▶ [EXERCISE]
Copy the data exactly; pictures stay out of the copy.

--- Start DATA BLOCK ---

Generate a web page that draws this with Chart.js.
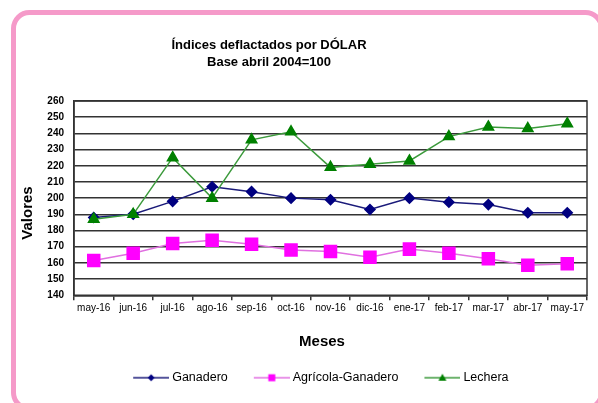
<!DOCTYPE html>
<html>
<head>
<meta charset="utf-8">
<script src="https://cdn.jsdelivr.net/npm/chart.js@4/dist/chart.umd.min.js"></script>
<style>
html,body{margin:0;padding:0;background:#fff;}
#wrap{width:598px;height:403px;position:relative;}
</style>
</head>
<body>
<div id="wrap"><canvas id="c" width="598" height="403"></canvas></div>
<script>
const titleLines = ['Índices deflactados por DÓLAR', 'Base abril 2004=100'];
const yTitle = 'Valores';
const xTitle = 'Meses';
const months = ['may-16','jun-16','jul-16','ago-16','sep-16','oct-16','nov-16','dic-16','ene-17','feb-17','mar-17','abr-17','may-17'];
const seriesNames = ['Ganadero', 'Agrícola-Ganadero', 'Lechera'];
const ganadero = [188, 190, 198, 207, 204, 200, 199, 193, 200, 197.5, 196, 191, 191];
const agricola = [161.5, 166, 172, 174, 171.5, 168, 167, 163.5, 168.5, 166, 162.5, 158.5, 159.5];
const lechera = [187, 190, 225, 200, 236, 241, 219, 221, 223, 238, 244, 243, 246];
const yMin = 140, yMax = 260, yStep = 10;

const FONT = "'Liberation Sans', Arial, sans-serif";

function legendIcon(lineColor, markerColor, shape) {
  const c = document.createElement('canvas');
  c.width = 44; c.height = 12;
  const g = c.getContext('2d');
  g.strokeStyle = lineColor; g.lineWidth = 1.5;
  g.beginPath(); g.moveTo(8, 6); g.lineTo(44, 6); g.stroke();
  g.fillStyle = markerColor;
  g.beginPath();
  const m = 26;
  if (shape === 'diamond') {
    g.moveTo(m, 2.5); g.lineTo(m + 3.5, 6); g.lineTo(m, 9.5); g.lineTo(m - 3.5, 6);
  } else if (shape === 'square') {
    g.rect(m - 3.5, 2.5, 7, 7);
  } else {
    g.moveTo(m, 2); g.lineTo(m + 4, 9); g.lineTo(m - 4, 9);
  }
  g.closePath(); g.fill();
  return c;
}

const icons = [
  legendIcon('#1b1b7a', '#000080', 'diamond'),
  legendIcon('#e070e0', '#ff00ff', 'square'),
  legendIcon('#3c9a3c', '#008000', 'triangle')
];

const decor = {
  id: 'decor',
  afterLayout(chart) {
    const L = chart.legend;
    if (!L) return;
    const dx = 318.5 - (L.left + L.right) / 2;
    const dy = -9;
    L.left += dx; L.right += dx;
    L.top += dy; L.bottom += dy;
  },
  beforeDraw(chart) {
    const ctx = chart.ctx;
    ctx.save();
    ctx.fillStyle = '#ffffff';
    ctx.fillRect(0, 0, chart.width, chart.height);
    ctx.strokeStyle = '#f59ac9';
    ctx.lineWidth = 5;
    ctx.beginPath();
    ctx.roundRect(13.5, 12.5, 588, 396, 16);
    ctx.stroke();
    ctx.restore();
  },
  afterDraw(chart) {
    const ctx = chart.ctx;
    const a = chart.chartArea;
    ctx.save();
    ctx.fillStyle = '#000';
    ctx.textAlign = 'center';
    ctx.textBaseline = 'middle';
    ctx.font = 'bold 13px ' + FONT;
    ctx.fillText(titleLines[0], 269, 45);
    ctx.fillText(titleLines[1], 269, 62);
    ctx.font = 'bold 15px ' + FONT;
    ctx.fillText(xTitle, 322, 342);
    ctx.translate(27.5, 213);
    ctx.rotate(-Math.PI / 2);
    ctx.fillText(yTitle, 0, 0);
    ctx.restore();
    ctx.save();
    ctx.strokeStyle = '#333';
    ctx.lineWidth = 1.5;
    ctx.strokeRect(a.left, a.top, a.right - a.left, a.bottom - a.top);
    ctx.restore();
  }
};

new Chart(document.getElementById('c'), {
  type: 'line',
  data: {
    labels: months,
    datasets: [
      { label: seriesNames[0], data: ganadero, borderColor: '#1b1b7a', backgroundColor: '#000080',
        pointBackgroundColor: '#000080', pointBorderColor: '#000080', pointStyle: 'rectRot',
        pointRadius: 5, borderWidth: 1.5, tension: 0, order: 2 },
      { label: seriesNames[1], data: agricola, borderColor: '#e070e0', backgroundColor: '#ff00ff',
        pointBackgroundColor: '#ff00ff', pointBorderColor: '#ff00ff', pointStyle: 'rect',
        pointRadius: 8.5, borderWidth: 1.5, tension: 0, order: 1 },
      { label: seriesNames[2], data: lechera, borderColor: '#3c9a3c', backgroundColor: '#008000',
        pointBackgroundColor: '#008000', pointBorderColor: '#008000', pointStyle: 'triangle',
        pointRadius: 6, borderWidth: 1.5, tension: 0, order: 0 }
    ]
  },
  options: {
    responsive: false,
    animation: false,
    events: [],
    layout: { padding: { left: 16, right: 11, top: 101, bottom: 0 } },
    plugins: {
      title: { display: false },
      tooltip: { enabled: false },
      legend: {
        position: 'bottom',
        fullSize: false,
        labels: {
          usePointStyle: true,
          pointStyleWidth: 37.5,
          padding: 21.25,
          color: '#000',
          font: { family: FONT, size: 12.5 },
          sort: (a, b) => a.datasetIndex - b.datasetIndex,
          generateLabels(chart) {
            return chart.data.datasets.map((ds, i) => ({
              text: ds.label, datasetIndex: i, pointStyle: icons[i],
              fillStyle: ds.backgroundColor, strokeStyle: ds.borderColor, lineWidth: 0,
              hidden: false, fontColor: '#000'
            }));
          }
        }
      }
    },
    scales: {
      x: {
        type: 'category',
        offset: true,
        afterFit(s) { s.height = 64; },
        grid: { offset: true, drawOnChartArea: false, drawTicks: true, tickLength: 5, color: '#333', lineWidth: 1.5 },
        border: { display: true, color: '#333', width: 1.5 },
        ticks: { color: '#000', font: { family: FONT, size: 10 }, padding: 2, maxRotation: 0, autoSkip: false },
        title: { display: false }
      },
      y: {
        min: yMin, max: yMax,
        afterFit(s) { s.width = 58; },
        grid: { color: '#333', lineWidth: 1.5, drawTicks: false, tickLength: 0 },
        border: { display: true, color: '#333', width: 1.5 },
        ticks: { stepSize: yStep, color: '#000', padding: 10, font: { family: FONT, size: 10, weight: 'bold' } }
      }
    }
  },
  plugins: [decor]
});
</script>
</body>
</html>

--- End DATA BLOCK ---

▶ [SOLUTION TO THE PROBLEM]
Generate a web page that draws this with Chart.js.
<!DOCTYPE html>
<html>
<head>
<meta charset="utf-8">
<script src="https://cdn.jsdelivr.net/npm/chart.js@4/dist/chart.umd.min.js"></script>
<style>
html,body{margin:0;padding:0;background:#fff;}
#wrap{width:598px;height:403px;position:relative;}
</style>
</head>
<body>
<div id="wrap"><canvas id="c" width="598" height="403"></canvas></div>
<script>
const titleLines = ['Índices deflactados por DÓLAR', 'Base abril 2004=100'];
const yTitle = 'Valores';
const xTitle = 'Meses';
const months = ['may-16','jun-16','jul-16','ago-16','sep-16','oct-16','nov-16','dic-16','ene-17','feb-17','mar-17','abr-17','may-17'];
const seriesNames = ['Ganadero', 'Agrícola-Ganadero', 'Lechera'];
const ganadero = [188, 190, 198, 207, 204, 200, 199, 193, 200, 197.5, 196, 191, 191];
const agricola = [161.5, 166, 172, 174, 171.5, 168, 167, 163.5, 168.5, 166, 162.5, 158.5, 159.5];
const lechera = [187, 190, 225, 200, 236, 241, 219, 221, 223, 238, 244, 243, 246];
const yMin = 140, yMax = 260, yStep = 10;

const FONT = "'Liberation Sans', Arial, sans-serif";

function legendIcon(lineColor, markerColor, shape) {
  const c = document.createElement('canvas');
  c.width = 44; c.height = 12;
  const g = c.getContext('2d');
  g.strokeStyle = lineColor; g.lineWidth = 1.5;
  g.beginPath(); g.moveTo(8, 6); g.lineTo(44, 6); g.stroke();
  g.fillStyle = markerColor;
  g.beginPath();
  const m = 26;
  if (shape === 'diamond') {
    g.moveTo(m, 2.5); g.lineTo(m + 3.5, 6); g.lineTo(m, 9.5); g.lineTo(m - 3.5, 6);
  } else if (shape === 'square') {
    g.rect(m - 3.5, 2.5, 7, 7);
  } else {
    g.moveTo(m, 2); g.lineTo(m + 4, 9); g.lineTo(m - 4, 9);
  }
  g.closePath(); g.fill();
  return c;
}

const icons = [
  legendIcon('#1b1b7a', '#000080', 'diamond'),
  legendIcon('#e070e0', '#ff00ff', 'square'),
  legendIcon('#3c9a3c', '#008000', 'triangle')
];

const decor = {
  id: 'decor',
  afterLayout(chart) {
    const L = chart.legend;
    if (!L) return;
    const dx = 318.5 - (L.left + L.right) / 2;
    const dy = -9;
    L.left += dx; L.right += dx;
    L.top += dy; L.bottom += dy;
  },
  beforeDraw(chart) {
    const ctx = chart.ctx;
    ctx.save();
    ctx.fillStyle = '#ffffff';
    ctx.fillRect(0, 0, chart.width, chart.height);
    ctx.strokeStyle = '#f59ac9';
    ctx.lineWidth = 5;
    ctx.beginPath();
    ctx.roundRect(13.5, 12.5, 588, 396, 16);
    ctx.stroke();
    ctx.restore();
  },
  afterDraw(chart) {
    const ctx = chart.ctx;
    const a = chart.chartArea;
    ctx.save();
    ctx.fillStyle = '#000';
    ctx.textAlign = 'center';
    ctx.textBaseline = 'middle';
    ctx.font = 'bold 13px ' + FONT;
    ctx.fillText(titleLines[0], 269, 45);
    ctx.fillText(titleLines[1], 269, 62);
    ctx.font = 'bold 15px ' + FONT;
    ctx.fillText(xTitle, 322, 342);
    ctx.translate(27.5, 213);
    ctx.rotate(-Math.PI / 2);
    ctx.fillText(yTitle, 0, 0);
    ctx.restore();
    ctx.save();
    ctx.strokeStyle = '#333';
    ctx.lineWidth = 1.5;
    ctx.strokeRect(a.left, a.top, a.right - a.left, a.bottom - a.top);
    ctx.restore();
  }
};

new Chart(document.getElementById('c'), {
  type: 'line',
  data: {
    labels: months,
    datasets: [
      { label: seriesNames[0], data: ganadero, borderColor: '#1b1b7a', backgroundColor: '#000080',
        pointBackgroundColor: '#000080', pointBorderColor: '#000080', pointStyle: 'rectRot',
        pointRadius: 5, borderWidth: 1.5, tension: 0, order: 2 },
      { label: seriesNames[1], data: agricola, borderColor: '#e070e0', backgroundColor: '#ff00ff',
        pointBackgroundColor: '#ff00ff', pointBorderColor: '#ff00ff', pointStyle: 'rect',
        pointRadius: 8.5, borderWidth: 1.5, tension: 0, order: 1 },
      { label: seriesNames[2], data: lechera, borderColor: '#3c9a3c', backgroundColor: '#008000',
        pointBackgroundColor: '#008000', pointBorderColor: '#008000', pointStyle: 'triangle',
        pointRadius: 6, borderWidth: 1.5, tension: 0, order: 0 }
    ]
  },
  options: {
    responsive: false,
    animation: false,
    events: [],
    layout: { padding: { left: 16, right: 11, top: 101, bottom: 0 } },
    plugins: {
      title: { display: false },
      tooltip: { enabled: false },
      legend: {
        position: 'bottom',
        fullSize: false,
        labels: {
          usePointStyle: true,
          pointStyleWidth: 37.5,
          padding: 21.25,
          color: '#000',
          font: { family: FONT, size: 12.5 },
          sort: (a, b) => a.datasetIndex - b.datasetIndex,
          generateLabels(chart) {
            return chart.data.datasets.map((ds, i) => ({
              text: ds.label, datasetIndex: i, pointStyle: icons[i],
              fillStyle: ds.backgroundColor, strokeStyle: ds.borderColor, lineWidth: 0,
              hidden: false, fontColor: '#000'
            }));
          }
        }
      }
    },
    scales: {
      x: {
        type: 'category',
        offset: true,
        afterFit(s) { s.height = 64; },
        grid: { offset: true, drawOnChartArea: false, drawTicks: true, tickLength: 5, color: '#333', lineWidth: 1.5 },
        border: { display: true, color: '#333', width: 1.5 },
        ticks: { color: '#000', font: { family: FONT, size: 10 }, padding: 2, maxRotation: 0, autoSkip: false },
        title: { display: false }
      },
      y: {
        min: yMin, max: yMax,
        afterFit(s) { s.width = 58; },
        grid: { color: '#333', lineWidth: 1.5, drawTicks: false, tickLength: 0 },
        border: { display: true, color: '#333', width: 1.5 },
        ticks: { stepSize: yStep, color: '#000', padding: 10, font: { family: FONT, size: 10, weight: 'bold' } }
      }
    }
  },
  plugins: [decor]
});
</script>
</body>
</html>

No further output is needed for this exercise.